::: Data section
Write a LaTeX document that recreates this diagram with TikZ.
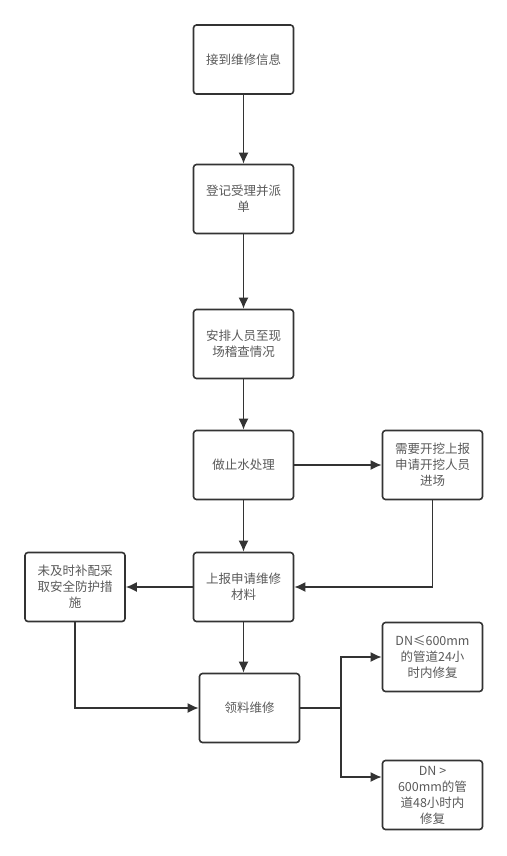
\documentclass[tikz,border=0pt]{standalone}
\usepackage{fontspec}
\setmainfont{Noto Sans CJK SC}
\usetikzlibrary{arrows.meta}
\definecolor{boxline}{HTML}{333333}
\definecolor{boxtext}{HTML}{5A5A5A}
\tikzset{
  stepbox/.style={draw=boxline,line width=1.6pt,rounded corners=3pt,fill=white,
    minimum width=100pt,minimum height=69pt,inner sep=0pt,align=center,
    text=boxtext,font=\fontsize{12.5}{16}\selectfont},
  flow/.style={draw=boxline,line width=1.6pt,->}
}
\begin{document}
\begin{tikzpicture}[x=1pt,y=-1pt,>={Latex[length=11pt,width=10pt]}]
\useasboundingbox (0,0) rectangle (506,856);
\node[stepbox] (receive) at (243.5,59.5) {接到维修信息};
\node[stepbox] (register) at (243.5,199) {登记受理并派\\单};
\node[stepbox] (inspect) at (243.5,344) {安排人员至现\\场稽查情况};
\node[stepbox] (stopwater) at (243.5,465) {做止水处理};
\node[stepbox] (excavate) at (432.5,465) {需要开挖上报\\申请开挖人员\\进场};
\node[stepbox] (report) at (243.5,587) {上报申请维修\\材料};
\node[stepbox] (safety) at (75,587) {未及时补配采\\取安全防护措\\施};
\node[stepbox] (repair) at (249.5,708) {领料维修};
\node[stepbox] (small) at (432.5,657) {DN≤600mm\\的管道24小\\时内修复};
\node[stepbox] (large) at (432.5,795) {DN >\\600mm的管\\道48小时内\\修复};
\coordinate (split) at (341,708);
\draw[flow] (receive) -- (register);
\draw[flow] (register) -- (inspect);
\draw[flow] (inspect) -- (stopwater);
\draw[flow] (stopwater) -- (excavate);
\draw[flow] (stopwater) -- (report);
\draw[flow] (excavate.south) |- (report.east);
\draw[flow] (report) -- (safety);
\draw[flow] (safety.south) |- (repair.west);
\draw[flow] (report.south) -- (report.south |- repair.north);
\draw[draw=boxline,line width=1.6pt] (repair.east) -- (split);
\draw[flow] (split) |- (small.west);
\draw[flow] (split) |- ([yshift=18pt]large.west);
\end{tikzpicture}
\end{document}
::::::
Your task >> The listing above needs to be output again exactly. Don't include the pictures.

The completed task >>
Write a LaTeX document that recreates this diagram with TikZ.
\documentclass[tikz,border=0pt]{standalone}
\usepackage{fontspec}
\setmainfont{Noto Sans CJK SC}
\usetikzlibrary{arrows.meta}
\definecolor{boxline}{HTML}{333333}
\definecolor{boxtext}{HTML}{5A5A5A}
\tikzset{
  stepbox/.style={draw=boxline,line width=1.6pt,rounded corners=3pt,fill=white,
    minimum width=100pt,minimum height=69pt,inner sep=0pt,align=center,
    text=boxtext,font=\fontsize{12.5}{16}\selectfont},
  flow/.style={draw=boxline,line width=1.6pt,->}
}
\begin{document}
\begin{tikzpicture}[x=1pt,y=-1pt,>={Latex[length=11pt,width=10pt]}]
\useasboundingbox (0,0) rectangle (506,856);
\node[stepbox] (receive) at (243.5,59.5) {接到维修信息};
\node[stepbox] (register) at (243.5,199) {登记受理并派\\单};
\node[stepbox] (inspect) at (243.5,344) {安排人员至现\\场稽查情况};
\node[stepbox] (stopwater) at (243.5,465) {做止水处理};
\node[stepbox] (excavate) at (432.5,465) {需要开挖上报\\申请开挖人员\\进场};
\node[stepbox] (report) at (243.5,587) {上报申请维修\\材料};
\node[stepbox] (safety) at (75,587) {未及时补配采\\取安全防护措\\施};
\node[stepbox] (repair) at (249.5,708) {领料维修};
\node[stepbox] (small) at (432.5,657) {DN≤600mm\\的管道24小\\时内修复};
\node[stepbox] (large) at (432.5,795) {DN >\\600mm的管\\道48小时内\\修复};
\coordinate (split) at (341,708);
\draw[flow] (receive) -- (register);
\draw[flow] (register) -- (inspect);
\draw[flow] (inspect) -- (stopwater);
\draw[flow] (stopwater) -- (excavate);
\draw[flow] (stopwater) -- (report);
\draw[flow] (excavate.south) |- (report.east);
\draw[flow] (report) -- (safety);
\draw[flow] (safety.south) |- (repair.west);
\draw[flow] (report.south) -- (report.south |- repair.north);
\draw[draw=boxline,line width=1.6pt] (repair.east) -- (split);
\draw[flow] (split) |- (small.west);
\draw[flow] (split) |- ([yshift=18pt]large.west);
\end{tikzpicture}
\end{document}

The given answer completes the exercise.